Kellogg-WHU Executive MBA | Logo
06/12/2026

What CDTM and WHU Teach About Startup Ecosystems

A reflection on why CDTM and WHU share key qualities that create lasting startup communities and entrepreneurial networks.

Note: The following contributions are personal impulses from Max Eckel. They represent individual reflections and are intended to stimulate discussion and further thought.

Who or what am I describing here?

  • Outsized impact on the German startup world
  • Community members help select the next generation
  • Intense orientation week(end) somewhere away from normal life
  • Too many internal jokes and goofy names
  • Strong peer identity long after graduating

I am not talking about WHU, our assessment center, the Einführungswoche in Vallendar, Quietschies, and In Praxi (even though WHU also checks exactly these boxes).

I am talking about CDTM, Kick-off Weekend in Fischbachau, Centerlings, and institutions like the CDTM Fund.

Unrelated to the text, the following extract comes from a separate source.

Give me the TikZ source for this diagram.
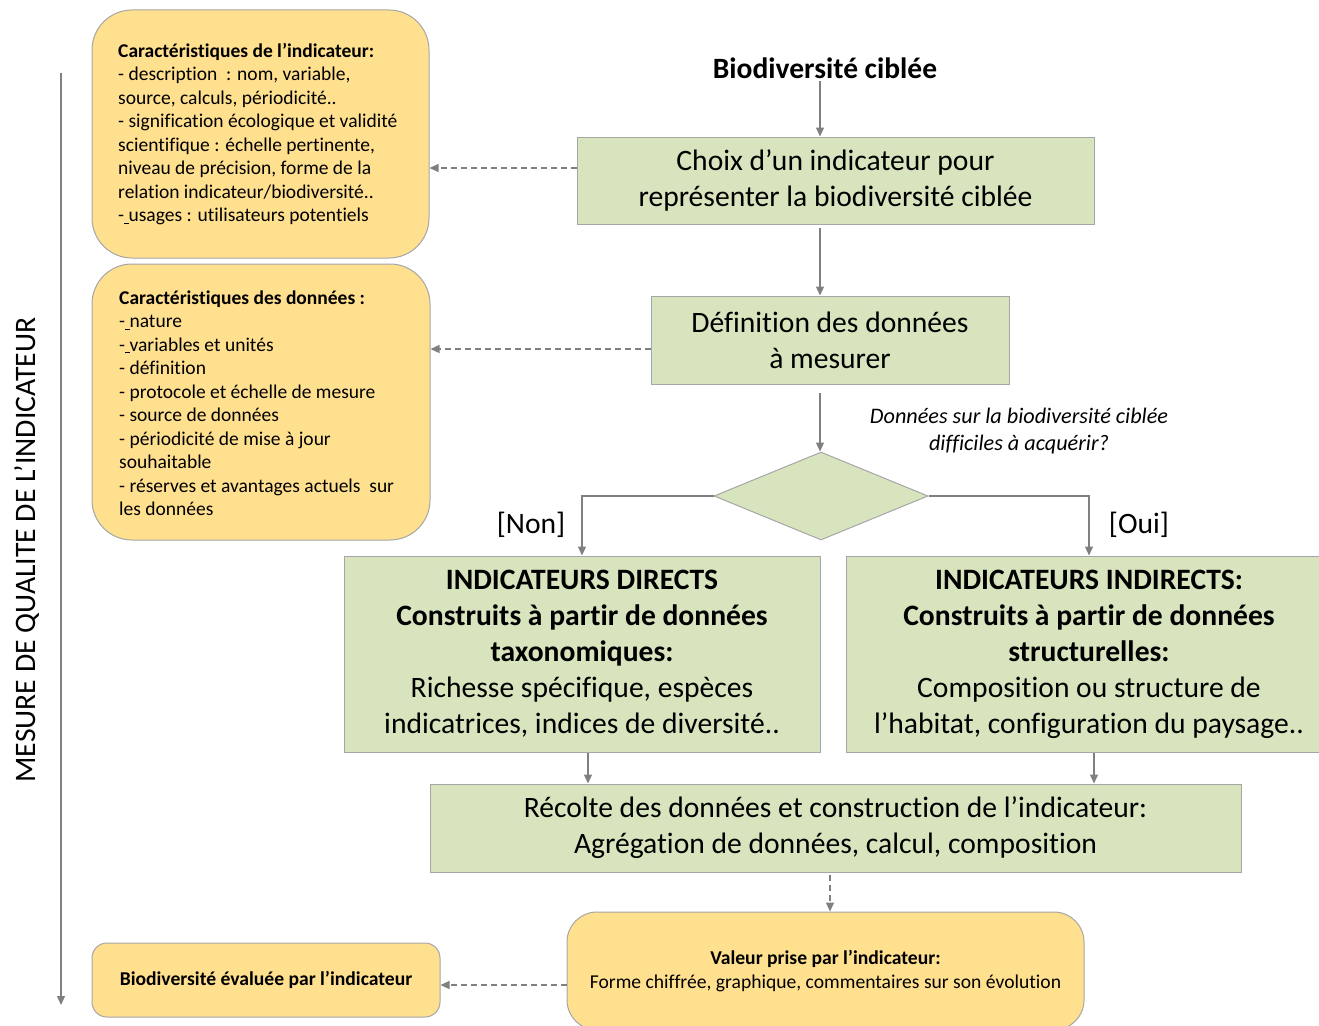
\documentclass[tikz,border=0pt]{standalone}
\usepackage{fontspec}
\setmainfont{Carlito}[Ligatures=NoCommon]
\usetikzlibrary{arrows.meta,shapes.geometric}
\definecolor{boxgreen}{HTML}{D7E4BD}
\definecolor{boxgold}{HTML}{FFE08F}
\definecolor{linegray}{HTML}{808080}
\definecolor{bordergray}{HTML}{A6A6A6}
\begin{document}
\begin{tikzpicture}[x=1pt,y=-1pt,
 gbox/.style={draw=bordergray,fill=boxgreen,line width=1pt,inner sep=0pt,align=center,font=\fontsize{29.6}{36}\selectfont},
 obox/.style={draw=bordergray,fill=boxgold,line width=1pt,inner sep=0pt},
 arr/.style={draw=linegray,line width=1.3pt,-{Triangle[length=9pt,width=8pt]}},
 darr/.style={arr,dash pattern=on 6pt off 4pt},
 smalltxt/.style={align=left,inner sep=0pt,font=\fontsize{19.5}{23.5}\selectfont},
]
\useasboundingbox (0,0) rectangle (1319,1025);

% vertical axis
\coordinate (vtop) at (61,73);
\coordinate (vbot) at (61,1005);
\draw[arr] (vtop) -- (vbot);
\node[rotate=90,font=\fontsize{29.7}{34}\selectfont,inner sep=0pt] (vlabel) at (27,550) {MESURE DE QUALITE DE L’INDICATEUR};

% left boxes
\node[obox,rounded corners=40pt,minimum width=337pt,minimum height=248pt] (ind) at (260.5,134) {};
\node[smalltxt,anchor=west] (indtxt) at (118,134) {\textbf{Caractéristiques de l’indicateur:}\\
- description~ : nom, variable,\\
source, calculs, périodicité..\\
- signification écologique et validité\\
scientifique : échelle pertinente,\\
niveau de précision, forme de la\\
relation indicateur/biodiversité..\\
-\underline{\ }usages : utilisateurs potentiels};

\node[obox,rounded corners=40pt,minimum width=338pt,minimum height=276pt] (dat) at (261,402) {};
\node[smalltxt,anchor=west] (dattxt) at (119,403) {\textbf{Caractéristiques des données :}\\
-\underline{\ }nature\\
-\underline{\ }variables et unités\\
- définition\\
- protocole et échelle de mesure\\
- source de données\\
- périodicité de mise à jour\\
souhaitable\\
- réserves et avantages actuels~ sur\\
les données};

% main flow
\coordinate (axis) at (820,0);
\node[font=\bfseries\fontsize{29.5}{34}\selectfont,inner sep=0pt] (title) at (825,68) {Biodiversité ciblée};
\node[gbox,minimum width=517pt,minimum height=87pt] (choix) at (835.5,180.5) {Choix d’un indicateur pour\\représenter la biodiversité ciblée};
\node[gbox,minimum width=358pt,minimum height=88pt] (def) at (830,340) {Définition des données\\à mesurer};
\node[diamond,draw=bordergray,fill=boxgreen,line width=1pt,inner sep=0pt,minimum width=214pt,minimum height=88pt] (dia) at (821,496) {};
\node[font=\itshape\fontsize{22.2}{27}\selectfont,align=center,inner sep=0pt] (quest) at (1019,431) {Données sur la biodiversité ciblée\\difficiles à acquérir?};
\node[font=\fontsize{29.6}{34}\selectfont,inner sep=0pt] (non) at (531,525) {[Non]};
\node[font=\fontsize{29.6}{34}\selectfont,inner sep=0pt] (oui) at (1139,525) {[Oui]};

\node[gbox,minimum width=476pt,minimum height=196pt] (dir) at (582,654) {\textbf{INDICATEURS DIRECTS}\\\textbf{Construits à partir de données}\\\textbf{taxonomiques:}\\Richesse spécifique, espèces\\indicatrices, indices de diversité..};
\node[gbox,minimum width=486pt,minimum height=196pt] (indir) at (1089,654) {\textbf{INDICATEURS INDIRECTS:}\\\textbf{Construits à partir de données}\\\textbf{structurelles:}\\Composition ou structure de\\l’habitat, configuration du paysage..};

\node[gbox,minimum width=811pt,minimum height=88pt] (rec) at (835.5,828) {Récolte des données et construction de l’indicateur:\\Agrégation de données, calcul, composition};

\node[obox,rounded corners=30pt,minimum width=517pt,minimum height=118pt,align=center,font=\fontsize{19.6}{24}\selectfont] (val) at (825.5,971) {\textbf{Valeur prise par l’indicateur:}\\Forme chiffrée, graphique, commentaires sur son évolution};
\node[obox,rounded corners=15pt,minimum width=348pt,minimum height=74pt,font=\bfseries\fontsize{19.6}{24}\selectfont] (eval) at (266,980) {Biodiversité évaluée par l’indicateur};

% connectors
\coordinate (c1) at (588,0);
\coordinate (c2) at (1094,0);
\coordinate (c3) at (830,0);
\coordinate (c4) at (0,985);
\coordinate (c5) at (0,168);
\coordinate (c6) at (0,349);

\draw[arr,shorten <=2pt] (title.south -| axis) -- (choix.north -| axis);
\draw[arr,shorten <=3pt] (choix.south -| axis) -- (def.north -| axis);
\draw[arr,shorten <=8pt] (def.south -| axis) -- (dia.north -| axis);
\draw[arr] (dia.west) -| (dir.north);
\draw[arr] (dia.east) -| (indir.north);
\draw[arr] (dir.south -| c1) -- (rec.north -| c1);
\draw[arr] (indir.south -| c2) -- (rec.north -| c2);
\draw[darr,shorten <=2pt] (rec.south -| c3) -- (val.north -| c3);
\draw[darr] (val.west |- c4) -- (eval.east |- c4);
\draw[darr] (choix.west |- c5) -- (ind.east |- c5);
\draw[darr] (def.west |- c6) -- (dat.east |- c6);
\end{tikzpicture}
\end{document}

That similarity is not random. CDTM has many of the qualities that make WHU powerful, but embedded in the environment of two huge public universities in Munich: TUM and LMU. Strong attraction. Serious selection. Intergenerational support. And a level of Ambition Density that quietly raises everyone’s bar.

That is why I see CDTM as one of our most important comparison points in the German startup ecosystem. Both show how much can happen when talented people are selected into a dense community and then stay emotionally attached to it for years.

And of course, nobody is ever just part of one community. Some of the most interesting people are precisely those who move between ecosystems and carry standards, trust, and relationships with them.

We already have many WHU alums who also became Centerlings. We also have shared ventures, shared investors, shared friendships, and quite a few people who probably switch between “WHU mode” and “CDTM mode” depending on the room they are in.

That is a good thing. A strong community should not become a closed system. It should be a homebase from which people build bridges to other ambitious places.